◆ **MATERIAL**:
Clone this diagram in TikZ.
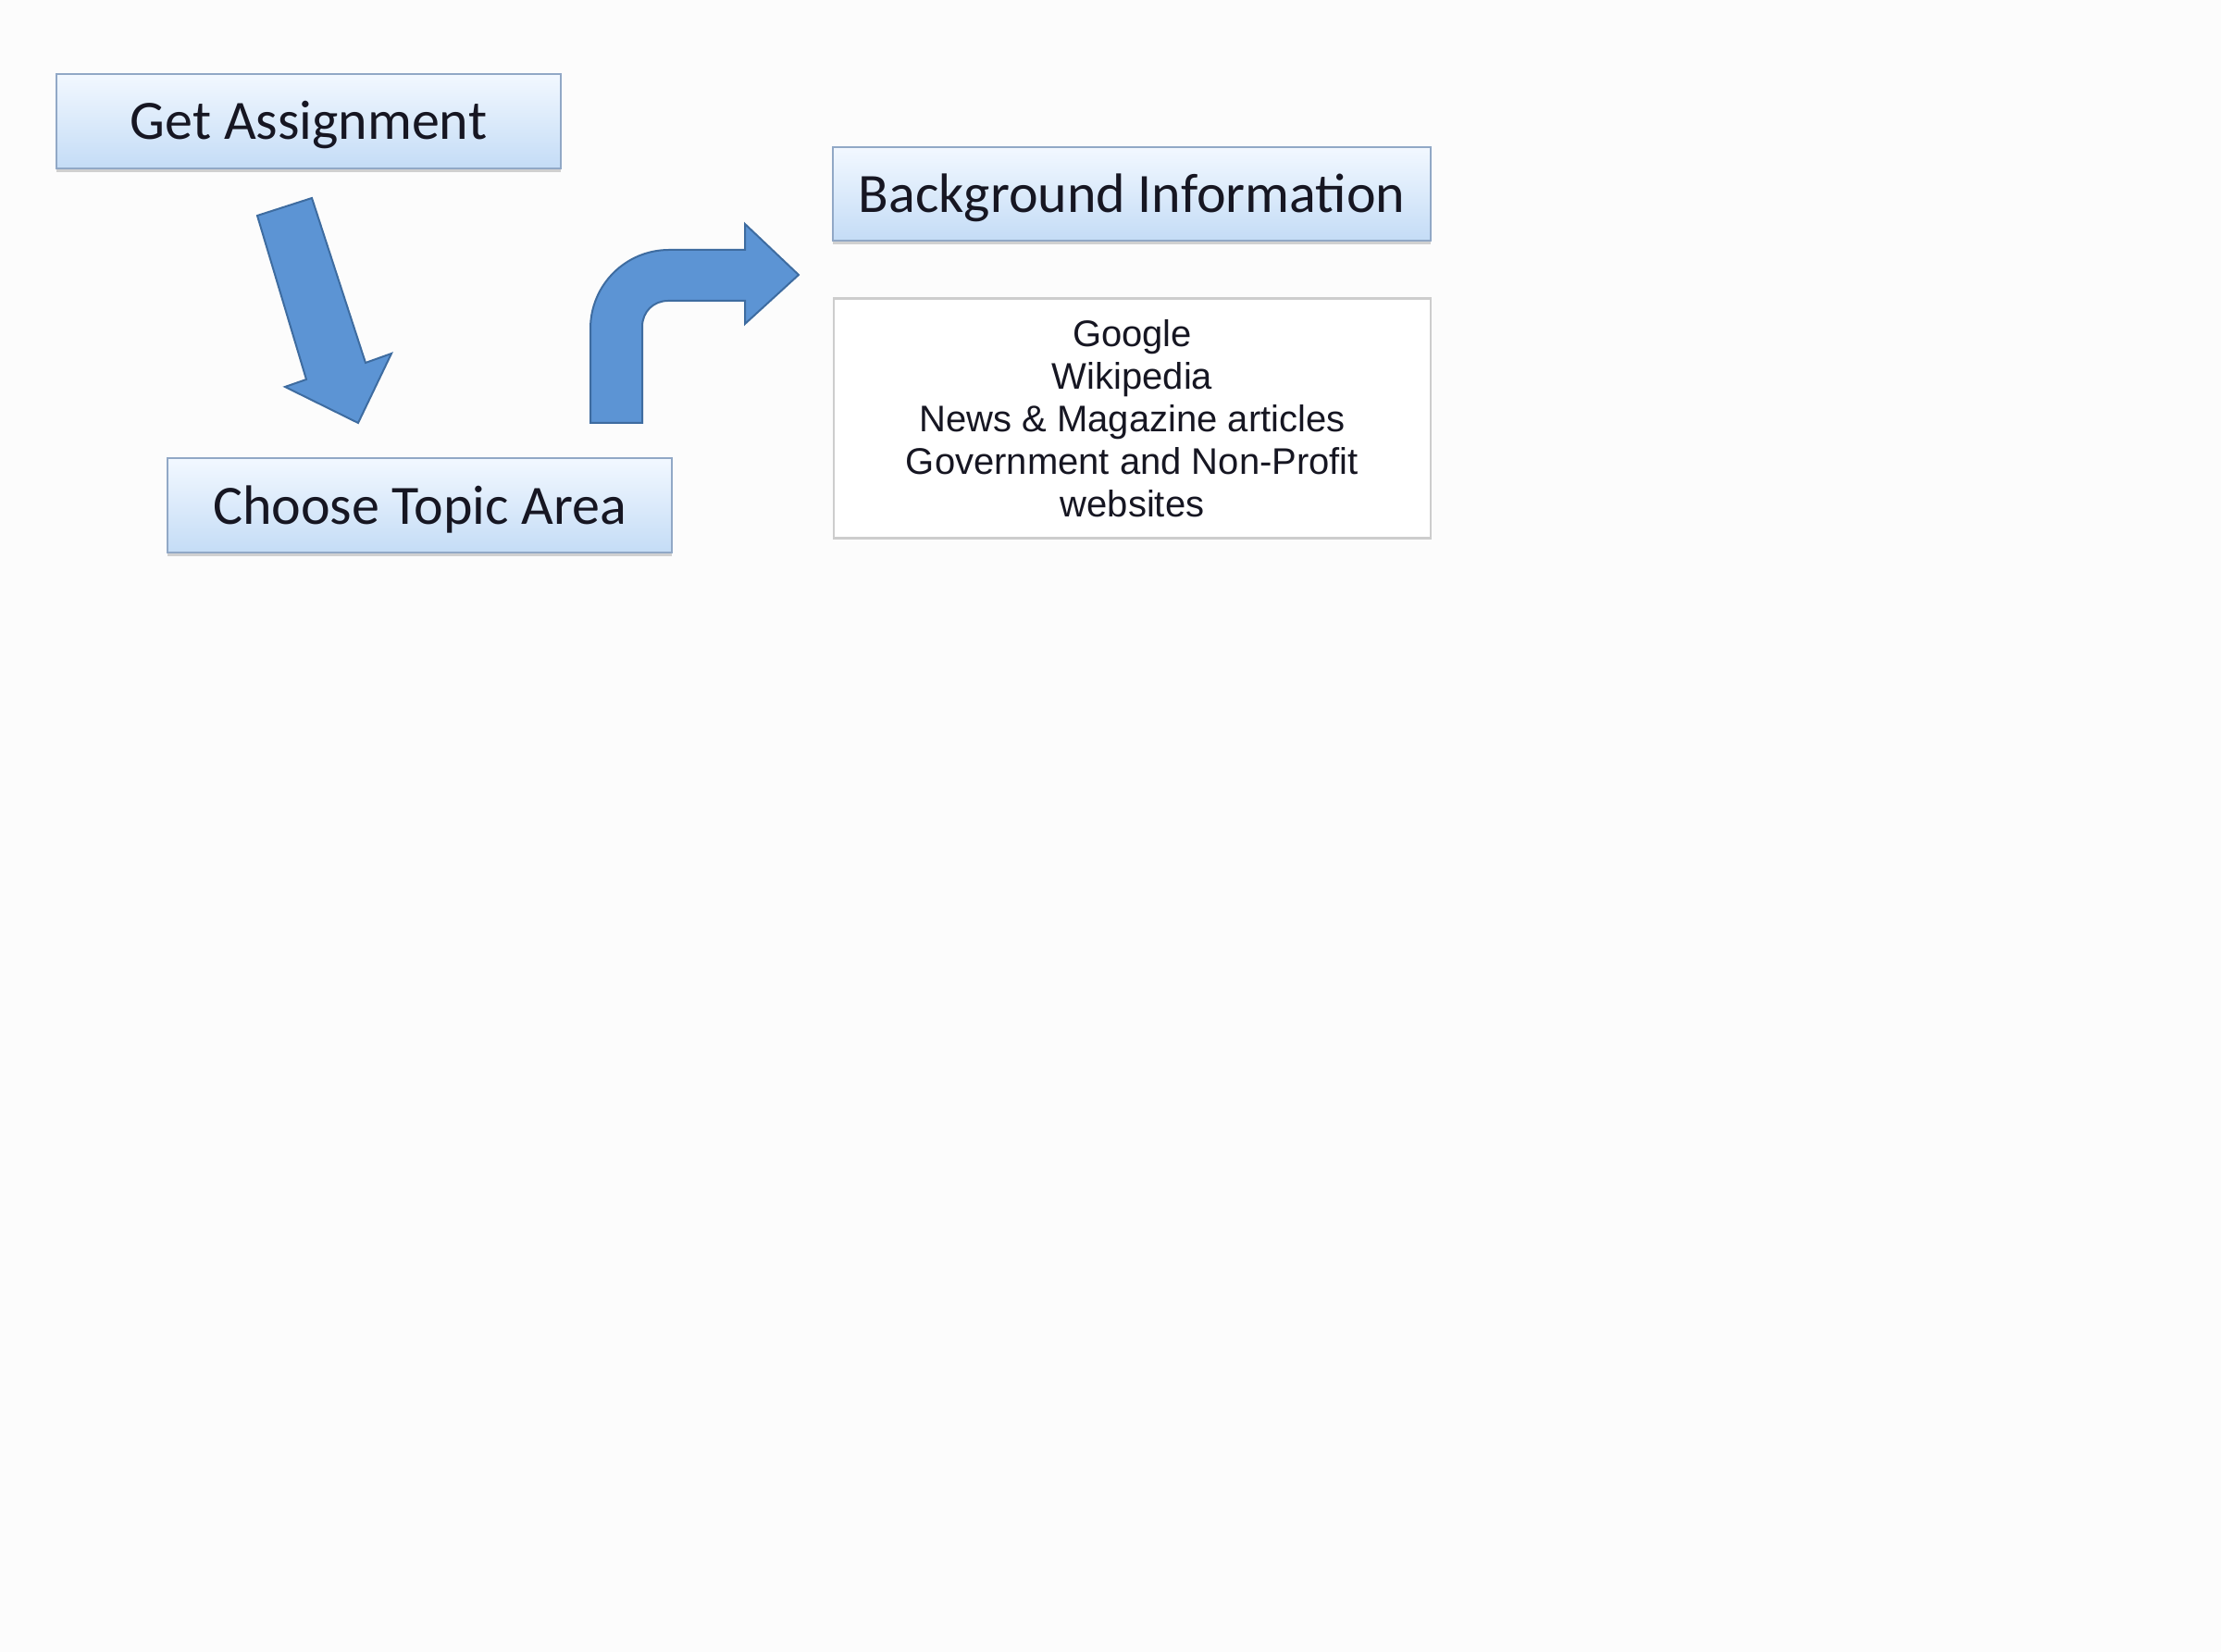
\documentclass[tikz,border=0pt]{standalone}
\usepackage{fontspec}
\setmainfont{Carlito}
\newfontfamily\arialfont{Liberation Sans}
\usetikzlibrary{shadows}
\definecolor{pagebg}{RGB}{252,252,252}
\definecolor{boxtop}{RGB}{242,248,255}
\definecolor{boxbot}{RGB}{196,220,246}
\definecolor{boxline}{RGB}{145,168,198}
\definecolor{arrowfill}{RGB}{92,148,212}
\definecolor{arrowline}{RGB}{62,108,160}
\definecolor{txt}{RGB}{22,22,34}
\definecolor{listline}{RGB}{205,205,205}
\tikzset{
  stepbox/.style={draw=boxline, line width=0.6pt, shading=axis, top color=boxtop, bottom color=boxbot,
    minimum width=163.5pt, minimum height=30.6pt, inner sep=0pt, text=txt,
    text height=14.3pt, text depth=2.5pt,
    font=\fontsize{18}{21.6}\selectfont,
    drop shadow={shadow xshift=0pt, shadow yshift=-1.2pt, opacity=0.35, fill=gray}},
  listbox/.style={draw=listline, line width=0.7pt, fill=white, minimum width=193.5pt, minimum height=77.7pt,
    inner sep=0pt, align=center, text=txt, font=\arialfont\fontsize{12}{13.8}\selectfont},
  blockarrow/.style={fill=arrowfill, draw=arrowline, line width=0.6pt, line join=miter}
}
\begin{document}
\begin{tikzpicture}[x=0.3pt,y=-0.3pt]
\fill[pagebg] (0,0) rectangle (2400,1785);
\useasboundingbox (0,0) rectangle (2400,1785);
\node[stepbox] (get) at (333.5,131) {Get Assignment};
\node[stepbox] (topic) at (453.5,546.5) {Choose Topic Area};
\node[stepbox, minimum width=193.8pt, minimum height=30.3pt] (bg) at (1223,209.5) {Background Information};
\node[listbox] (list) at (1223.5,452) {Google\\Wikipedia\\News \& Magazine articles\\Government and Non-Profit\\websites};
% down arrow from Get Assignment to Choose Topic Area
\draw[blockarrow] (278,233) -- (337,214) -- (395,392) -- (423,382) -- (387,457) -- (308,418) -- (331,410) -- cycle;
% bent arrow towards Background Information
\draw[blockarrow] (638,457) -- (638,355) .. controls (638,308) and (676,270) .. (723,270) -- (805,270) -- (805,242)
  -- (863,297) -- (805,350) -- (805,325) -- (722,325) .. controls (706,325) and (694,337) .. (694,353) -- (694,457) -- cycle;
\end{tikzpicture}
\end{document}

◆ **CHALLENGE**: Except for the pictures, give all the material above again verbatim.

◆ **EXERCISE OUTPUT**:
Clone this diagram in TikZ.
\documentclass[tikz,border=0pt]{standalone}
\usepackage{fontspec}
\setmainfont{Carlito}
\newfontfamily\arialfont{Liberation Sans}
\usetikzlibrary{shadows}
\definecolor{pagebg}{RGB}{252,252,252}
\definecolor{boxtop}{RGB}{242,248,255}
\definecolor{boxbot}{RGB}{196,220,246}
\definecolor{boxline}{RGB}{145,168,198}
\definecolor{arrowfill}{RGB}{92,148,212}
\definecolor{arrowline}{RGB}{62,108,160}
\definecolor{txt}{RGB}{22,22,34}
\definecolor{listline}{RGB}{205,205,205}
\tikzset{
  stepbox/.style={draw=boxline, line width=0.6pt, shading=axis, top color=boxtop, bottom color=boxbot,
    minimum width=163.5pt, minimum height=30.6pt, inner sep=0pt, text=txt,
    text height=14.3pt, text depth=2.5pt,
    font=\fontsize{18}{21.6}\selectfont,
    drop shadow={shadow xshift=0pt, shadow yshift=-1.2pt, opacity=0.35, fill=gray}},
  listbox/.style={draw=listline, line width=0.7pt, fill=white, minimum width=193.5pt, minimum height=77.7pt,
    inner sep=0pt, align=center, text=txt, font=\arialfont\fontsize{12}{13.8}\selectfont},
  blockarrow/.style={fill=arrowfill, draw=arrowline, line width=0.6pt, line join=miter}
}
\begin{document}
\begin{tikzpicture}[x=0.3pt,y=-0.3pt]
\fill[pagebg] (0,0) rectangle (2400,1785);
\useasboundingbox (0,0) rectangle (2400,1785);
\node[stepbox] (get) at (333.5,131) {Get Assignment};
\node[stepbox] (topic) at (453.5,546.5) {Choose Topic Area};
\node[stepbox, minimum width=193.8pt, minimum height=30.3pt] (bg) at (1223,209.5) {Background Information};
\node[listbox] (list) at (1223.5,452) {Google\\Wikipedia\\News \& Magazine articles\\Government and Non-Profit\\websites};
% down arrow from Get Assignment to Choose Topic Area
\draw[blockarrow] (278,233) -- (337,214) -- (395,392) -- (423,382) -- (387,457) -- (308,418) -- (331,410) -- cycle;
% bent arrow towards Background Information
\draw[blockarrow] (638,457) -- (638,355) .. controls (638,308) and (676,270) .. (723,270) -- (805,270) -- (805,242)
  -- (863,297) -- (805,350) -- (805,325) -- (722,325) .. controls (706,325) and (694,337) .. (694,353) -- (694,457) -- cycle;
\end{tikzpicture}
\end{document}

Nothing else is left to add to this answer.